**Work to be completed:**
Pull each line holding "this" out of the entries below.

**Data:**
_ _ _ _ _
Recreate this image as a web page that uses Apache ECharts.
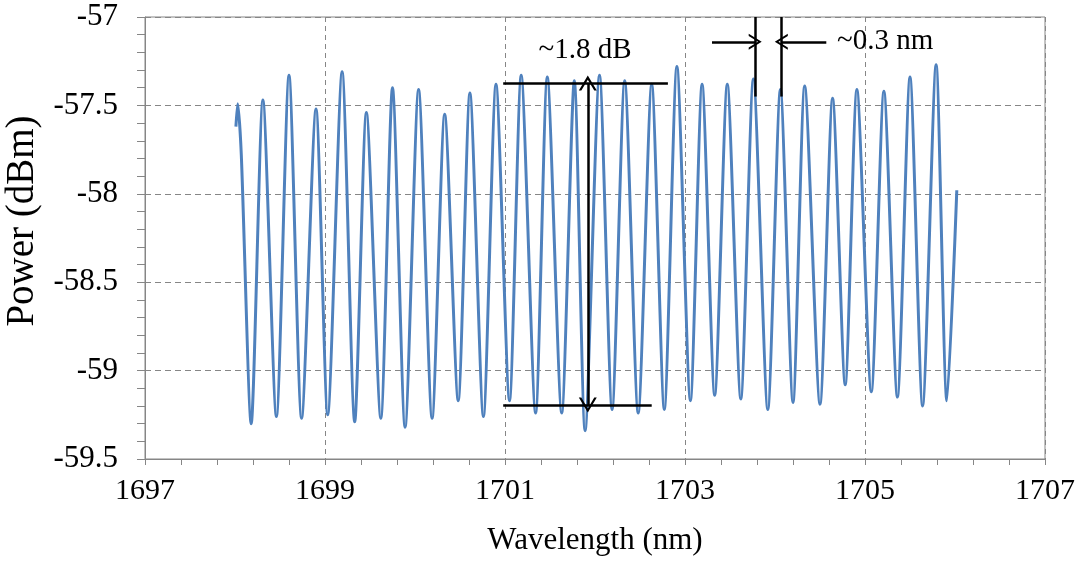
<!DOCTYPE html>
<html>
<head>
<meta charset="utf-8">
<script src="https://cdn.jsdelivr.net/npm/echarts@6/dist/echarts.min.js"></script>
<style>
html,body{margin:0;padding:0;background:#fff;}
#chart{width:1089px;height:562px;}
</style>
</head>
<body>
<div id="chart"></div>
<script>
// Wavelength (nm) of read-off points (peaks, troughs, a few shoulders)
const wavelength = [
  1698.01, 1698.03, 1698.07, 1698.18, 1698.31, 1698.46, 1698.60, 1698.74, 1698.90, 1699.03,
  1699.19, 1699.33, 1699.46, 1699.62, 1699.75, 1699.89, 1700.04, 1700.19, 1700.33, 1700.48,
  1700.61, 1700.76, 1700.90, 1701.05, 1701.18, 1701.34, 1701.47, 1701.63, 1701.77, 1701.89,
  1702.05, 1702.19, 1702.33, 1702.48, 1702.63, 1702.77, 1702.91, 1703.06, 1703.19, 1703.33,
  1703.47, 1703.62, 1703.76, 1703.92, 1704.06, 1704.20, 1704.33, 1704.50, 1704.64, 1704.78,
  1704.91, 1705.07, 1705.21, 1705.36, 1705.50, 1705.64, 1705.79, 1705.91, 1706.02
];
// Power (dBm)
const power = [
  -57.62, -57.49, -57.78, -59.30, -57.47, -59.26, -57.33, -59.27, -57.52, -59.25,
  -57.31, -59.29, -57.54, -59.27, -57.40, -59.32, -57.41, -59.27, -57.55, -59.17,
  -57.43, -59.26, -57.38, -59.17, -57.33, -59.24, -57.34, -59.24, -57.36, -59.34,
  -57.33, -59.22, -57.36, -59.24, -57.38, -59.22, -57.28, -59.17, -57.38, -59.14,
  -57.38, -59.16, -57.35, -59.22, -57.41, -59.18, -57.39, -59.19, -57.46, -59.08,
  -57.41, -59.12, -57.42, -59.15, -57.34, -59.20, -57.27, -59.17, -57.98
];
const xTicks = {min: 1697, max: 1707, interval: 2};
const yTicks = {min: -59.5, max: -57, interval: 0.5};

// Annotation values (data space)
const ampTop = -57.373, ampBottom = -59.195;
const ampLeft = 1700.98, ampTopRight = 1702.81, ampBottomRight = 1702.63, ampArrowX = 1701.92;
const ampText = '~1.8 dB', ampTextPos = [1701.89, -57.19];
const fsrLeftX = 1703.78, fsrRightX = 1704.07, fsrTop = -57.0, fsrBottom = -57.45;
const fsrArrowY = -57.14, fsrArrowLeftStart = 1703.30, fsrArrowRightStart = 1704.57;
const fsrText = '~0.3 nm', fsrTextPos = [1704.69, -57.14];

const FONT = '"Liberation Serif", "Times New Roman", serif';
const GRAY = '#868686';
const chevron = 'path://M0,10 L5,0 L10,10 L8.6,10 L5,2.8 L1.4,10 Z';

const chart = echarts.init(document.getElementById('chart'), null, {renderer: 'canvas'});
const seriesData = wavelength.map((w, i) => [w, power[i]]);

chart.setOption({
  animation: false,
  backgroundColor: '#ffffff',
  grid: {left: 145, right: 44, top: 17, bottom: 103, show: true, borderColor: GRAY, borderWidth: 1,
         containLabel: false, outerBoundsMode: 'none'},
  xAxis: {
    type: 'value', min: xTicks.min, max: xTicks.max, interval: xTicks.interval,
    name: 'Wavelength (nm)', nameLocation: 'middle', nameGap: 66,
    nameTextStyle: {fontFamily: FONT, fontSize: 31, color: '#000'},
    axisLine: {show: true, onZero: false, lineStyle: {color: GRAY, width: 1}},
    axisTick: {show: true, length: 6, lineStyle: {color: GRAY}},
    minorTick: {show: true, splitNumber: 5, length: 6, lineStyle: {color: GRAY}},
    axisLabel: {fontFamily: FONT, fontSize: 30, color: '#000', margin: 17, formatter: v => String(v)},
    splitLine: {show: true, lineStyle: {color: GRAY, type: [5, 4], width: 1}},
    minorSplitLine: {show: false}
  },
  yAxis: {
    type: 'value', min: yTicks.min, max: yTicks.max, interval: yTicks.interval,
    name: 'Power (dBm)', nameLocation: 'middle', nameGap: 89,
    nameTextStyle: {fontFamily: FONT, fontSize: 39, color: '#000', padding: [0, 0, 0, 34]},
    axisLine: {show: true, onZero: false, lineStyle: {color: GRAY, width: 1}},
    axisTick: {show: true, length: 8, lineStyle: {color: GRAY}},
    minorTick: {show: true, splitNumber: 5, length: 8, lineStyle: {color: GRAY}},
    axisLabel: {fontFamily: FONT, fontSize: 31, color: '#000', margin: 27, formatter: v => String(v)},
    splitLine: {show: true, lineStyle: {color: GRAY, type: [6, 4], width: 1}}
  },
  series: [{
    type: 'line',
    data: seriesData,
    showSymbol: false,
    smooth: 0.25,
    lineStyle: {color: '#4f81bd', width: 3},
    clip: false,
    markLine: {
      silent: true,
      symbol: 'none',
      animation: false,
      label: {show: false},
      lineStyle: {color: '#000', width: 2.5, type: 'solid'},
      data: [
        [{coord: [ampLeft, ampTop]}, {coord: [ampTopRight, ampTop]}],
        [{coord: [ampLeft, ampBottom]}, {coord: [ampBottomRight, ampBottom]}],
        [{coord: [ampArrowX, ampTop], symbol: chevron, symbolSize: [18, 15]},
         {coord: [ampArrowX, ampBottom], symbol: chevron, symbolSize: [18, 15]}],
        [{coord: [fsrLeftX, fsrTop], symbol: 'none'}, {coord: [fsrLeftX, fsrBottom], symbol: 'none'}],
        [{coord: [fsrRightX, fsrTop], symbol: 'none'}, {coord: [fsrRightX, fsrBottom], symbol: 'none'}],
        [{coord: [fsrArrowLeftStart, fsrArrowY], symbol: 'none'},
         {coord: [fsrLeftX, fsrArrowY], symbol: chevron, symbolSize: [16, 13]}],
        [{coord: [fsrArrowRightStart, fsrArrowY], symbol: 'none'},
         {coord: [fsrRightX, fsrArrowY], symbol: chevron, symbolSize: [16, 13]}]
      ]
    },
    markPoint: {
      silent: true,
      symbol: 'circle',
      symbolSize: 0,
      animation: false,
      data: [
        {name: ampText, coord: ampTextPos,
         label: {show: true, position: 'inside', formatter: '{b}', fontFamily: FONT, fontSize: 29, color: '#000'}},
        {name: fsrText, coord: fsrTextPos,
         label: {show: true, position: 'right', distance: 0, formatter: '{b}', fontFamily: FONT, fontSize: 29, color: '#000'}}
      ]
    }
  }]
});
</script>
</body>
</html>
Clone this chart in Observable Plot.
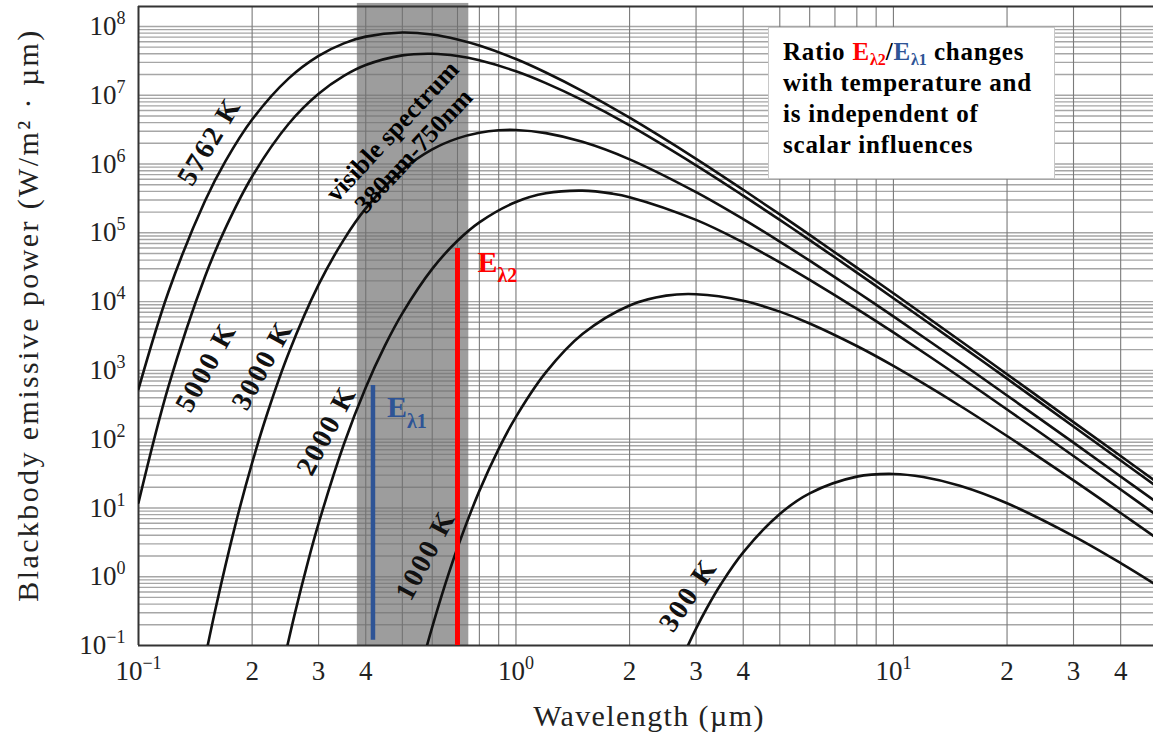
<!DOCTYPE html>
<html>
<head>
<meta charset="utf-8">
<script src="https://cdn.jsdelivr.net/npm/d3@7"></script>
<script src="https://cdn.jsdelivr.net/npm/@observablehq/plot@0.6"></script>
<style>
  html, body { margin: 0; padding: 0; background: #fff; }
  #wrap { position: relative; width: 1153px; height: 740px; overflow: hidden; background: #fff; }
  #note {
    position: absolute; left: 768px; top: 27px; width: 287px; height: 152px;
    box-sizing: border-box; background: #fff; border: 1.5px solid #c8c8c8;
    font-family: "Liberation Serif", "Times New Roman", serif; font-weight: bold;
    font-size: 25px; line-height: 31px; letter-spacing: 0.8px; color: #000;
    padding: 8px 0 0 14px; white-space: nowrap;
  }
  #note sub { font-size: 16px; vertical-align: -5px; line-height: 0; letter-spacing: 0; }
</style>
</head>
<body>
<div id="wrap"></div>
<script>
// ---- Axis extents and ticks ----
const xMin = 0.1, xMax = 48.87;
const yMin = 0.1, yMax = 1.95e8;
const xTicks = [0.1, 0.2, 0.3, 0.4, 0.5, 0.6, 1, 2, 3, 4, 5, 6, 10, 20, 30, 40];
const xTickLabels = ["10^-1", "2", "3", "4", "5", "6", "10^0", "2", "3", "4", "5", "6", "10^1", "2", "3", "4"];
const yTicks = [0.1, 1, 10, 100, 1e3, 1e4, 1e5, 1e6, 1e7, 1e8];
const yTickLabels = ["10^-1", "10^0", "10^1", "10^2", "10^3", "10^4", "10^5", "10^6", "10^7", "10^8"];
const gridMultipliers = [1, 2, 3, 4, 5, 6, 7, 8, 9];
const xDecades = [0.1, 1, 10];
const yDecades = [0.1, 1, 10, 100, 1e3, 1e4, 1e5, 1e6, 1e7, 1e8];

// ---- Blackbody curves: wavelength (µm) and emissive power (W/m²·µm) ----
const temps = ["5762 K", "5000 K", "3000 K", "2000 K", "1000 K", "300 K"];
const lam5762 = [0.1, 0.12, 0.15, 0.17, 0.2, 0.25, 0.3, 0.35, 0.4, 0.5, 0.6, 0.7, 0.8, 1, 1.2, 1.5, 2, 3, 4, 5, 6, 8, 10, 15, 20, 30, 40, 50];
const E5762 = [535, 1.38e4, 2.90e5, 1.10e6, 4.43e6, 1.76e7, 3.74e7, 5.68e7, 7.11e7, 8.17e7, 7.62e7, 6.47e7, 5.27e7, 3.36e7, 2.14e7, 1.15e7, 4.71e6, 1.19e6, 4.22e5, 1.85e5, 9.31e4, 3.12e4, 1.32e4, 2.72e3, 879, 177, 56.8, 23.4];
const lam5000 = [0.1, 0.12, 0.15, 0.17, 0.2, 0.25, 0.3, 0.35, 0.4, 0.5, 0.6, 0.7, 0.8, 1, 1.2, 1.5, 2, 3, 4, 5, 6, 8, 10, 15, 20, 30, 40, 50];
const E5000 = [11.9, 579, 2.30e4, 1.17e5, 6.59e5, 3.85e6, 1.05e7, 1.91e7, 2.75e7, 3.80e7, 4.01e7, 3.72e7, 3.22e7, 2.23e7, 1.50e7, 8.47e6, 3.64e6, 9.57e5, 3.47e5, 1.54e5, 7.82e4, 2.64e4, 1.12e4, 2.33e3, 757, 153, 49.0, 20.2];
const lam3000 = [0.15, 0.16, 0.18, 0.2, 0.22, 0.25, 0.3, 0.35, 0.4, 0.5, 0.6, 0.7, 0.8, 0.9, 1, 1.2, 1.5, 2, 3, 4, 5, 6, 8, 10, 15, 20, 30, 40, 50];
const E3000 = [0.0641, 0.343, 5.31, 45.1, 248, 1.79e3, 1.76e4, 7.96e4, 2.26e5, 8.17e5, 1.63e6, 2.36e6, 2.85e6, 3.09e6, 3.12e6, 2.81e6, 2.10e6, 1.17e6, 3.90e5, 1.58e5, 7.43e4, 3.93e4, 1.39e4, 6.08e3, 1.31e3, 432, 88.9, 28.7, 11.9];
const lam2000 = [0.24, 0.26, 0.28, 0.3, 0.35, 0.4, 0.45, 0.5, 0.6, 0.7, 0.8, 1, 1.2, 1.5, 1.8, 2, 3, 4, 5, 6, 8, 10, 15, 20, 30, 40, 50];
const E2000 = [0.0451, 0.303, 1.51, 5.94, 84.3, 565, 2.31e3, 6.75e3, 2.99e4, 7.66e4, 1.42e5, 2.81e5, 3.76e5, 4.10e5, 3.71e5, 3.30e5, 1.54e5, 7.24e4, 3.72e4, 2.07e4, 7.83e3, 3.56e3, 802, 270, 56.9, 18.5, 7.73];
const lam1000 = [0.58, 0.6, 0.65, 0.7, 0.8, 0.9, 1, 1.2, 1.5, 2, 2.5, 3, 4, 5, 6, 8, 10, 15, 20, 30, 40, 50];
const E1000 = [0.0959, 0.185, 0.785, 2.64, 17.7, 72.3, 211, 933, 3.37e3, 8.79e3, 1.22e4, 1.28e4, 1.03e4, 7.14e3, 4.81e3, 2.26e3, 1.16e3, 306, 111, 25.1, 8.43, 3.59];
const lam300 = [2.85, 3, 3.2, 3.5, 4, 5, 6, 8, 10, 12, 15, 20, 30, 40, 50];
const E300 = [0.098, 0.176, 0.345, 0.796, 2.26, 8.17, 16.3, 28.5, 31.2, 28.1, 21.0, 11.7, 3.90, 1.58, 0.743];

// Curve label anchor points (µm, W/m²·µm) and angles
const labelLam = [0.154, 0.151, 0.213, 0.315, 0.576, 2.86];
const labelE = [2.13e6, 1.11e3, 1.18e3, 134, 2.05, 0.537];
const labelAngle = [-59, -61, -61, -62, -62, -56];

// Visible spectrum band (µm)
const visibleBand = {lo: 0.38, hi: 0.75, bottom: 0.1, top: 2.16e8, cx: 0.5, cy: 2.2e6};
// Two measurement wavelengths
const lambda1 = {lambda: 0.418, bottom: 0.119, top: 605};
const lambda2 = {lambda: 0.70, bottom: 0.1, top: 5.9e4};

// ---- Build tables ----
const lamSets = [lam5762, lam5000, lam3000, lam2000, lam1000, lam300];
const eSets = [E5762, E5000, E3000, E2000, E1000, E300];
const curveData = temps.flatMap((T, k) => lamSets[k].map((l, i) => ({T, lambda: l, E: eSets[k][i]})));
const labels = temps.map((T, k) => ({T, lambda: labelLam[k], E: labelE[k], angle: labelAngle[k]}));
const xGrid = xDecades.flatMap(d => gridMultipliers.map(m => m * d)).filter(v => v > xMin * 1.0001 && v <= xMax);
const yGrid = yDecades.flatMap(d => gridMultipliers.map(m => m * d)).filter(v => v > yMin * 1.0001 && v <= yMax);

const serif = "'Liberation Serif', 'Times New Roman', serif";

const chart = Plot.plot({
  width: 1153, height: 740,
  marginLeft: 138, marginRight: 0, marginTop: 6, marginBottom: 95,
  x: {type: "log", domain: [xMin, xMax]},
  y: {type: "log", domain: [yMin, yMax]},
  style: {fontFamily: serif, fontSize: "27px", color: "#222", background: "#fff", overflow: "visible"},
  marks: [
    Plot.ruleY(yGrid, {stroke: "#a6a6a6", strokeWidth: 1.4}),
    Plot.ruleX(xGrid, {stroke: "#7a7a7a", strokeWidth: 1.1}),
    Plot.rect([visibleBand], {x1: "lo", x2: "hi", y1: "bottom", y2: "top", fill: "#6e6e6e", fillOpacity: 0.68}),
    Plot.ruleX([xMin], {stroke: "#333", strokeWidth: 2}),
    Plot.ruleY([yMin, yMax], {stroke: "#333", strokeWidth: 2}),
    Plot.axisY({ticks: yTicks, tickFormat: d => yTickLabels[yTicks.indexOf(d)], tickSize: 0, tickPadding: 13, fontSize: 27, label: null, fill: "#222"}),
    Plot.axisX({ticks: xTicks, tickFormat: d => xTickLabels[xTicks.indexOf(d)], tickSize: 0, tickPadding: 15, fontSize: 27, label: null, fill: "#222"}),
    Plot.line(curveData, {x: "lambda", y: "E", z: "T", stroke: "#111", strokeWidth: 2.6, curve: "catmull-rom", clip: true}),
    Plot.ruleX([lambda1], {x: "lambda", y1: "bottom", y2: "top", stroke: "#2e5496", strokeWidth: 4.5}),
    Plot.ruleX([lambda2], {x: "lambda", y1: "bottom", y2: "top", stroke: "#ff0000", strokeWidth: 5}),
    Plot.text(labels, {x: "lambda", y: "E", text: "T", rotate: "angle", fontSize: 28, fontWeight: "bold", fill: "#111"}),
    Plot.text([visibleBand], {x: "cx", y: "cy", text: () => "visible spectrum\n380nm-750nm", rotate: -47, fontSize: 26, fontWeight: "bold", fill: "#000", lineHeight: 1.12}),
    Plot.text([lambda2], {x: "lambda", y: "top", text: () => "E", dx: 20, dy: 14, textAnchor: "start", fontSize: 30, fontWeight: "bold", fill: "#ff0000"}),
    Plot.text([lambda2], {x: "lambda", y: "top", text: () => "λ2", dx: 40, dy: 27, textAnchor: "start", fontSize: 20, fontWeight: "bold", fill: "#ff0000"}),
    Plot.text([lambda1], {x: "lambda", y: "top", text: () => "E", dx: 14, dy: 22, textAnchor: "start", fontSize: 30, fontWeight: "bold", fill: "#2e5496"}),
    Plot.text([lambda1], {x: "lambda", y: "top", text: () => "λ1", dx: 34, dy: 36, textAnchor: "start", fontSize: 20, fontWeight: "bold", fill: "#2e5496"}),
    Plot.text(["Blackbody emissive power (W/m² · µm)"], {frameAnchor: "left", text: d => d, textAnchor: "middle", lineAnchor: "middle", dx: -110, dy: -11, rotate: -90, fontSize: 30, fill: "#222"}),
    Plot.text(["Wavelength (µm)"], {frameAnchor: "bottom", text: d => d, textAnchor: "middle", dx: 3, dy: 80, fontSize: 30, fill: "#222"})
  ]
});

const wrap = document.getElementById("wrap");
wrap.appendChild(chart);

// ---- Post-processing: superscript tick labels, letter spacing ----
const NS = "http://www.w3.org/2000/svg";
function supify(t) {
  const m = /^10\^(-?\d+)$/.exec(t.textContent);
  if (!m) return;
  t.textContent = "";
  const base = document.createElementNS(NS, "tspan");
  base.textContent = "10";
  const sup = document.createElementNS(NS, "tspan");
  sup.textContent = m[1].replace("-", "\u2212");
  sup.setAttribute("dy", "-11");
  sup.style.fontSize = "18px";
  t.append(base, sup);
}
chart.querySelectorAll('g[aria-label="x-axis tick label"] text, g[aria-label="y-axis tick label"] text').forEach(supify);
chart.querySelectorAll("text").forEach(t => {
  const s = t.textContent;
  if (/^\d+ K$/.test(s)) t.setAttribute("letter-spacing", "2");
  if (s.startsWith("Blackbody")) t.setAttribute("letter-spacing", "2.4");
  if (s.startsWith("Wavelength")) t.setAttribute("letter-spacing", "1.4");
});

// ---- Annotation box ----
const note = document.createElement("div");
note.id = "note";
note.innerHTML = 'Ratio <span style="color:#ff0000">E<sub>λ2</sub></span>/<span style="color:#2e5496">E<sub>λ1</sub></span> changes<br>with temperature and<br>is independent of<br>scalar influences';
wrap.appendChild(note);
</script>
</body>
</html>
_ _ _ _ _
**Full answer:**
Recreate this image as a web page that uses Apache ECharts.
Clone this chart in Observable Plot.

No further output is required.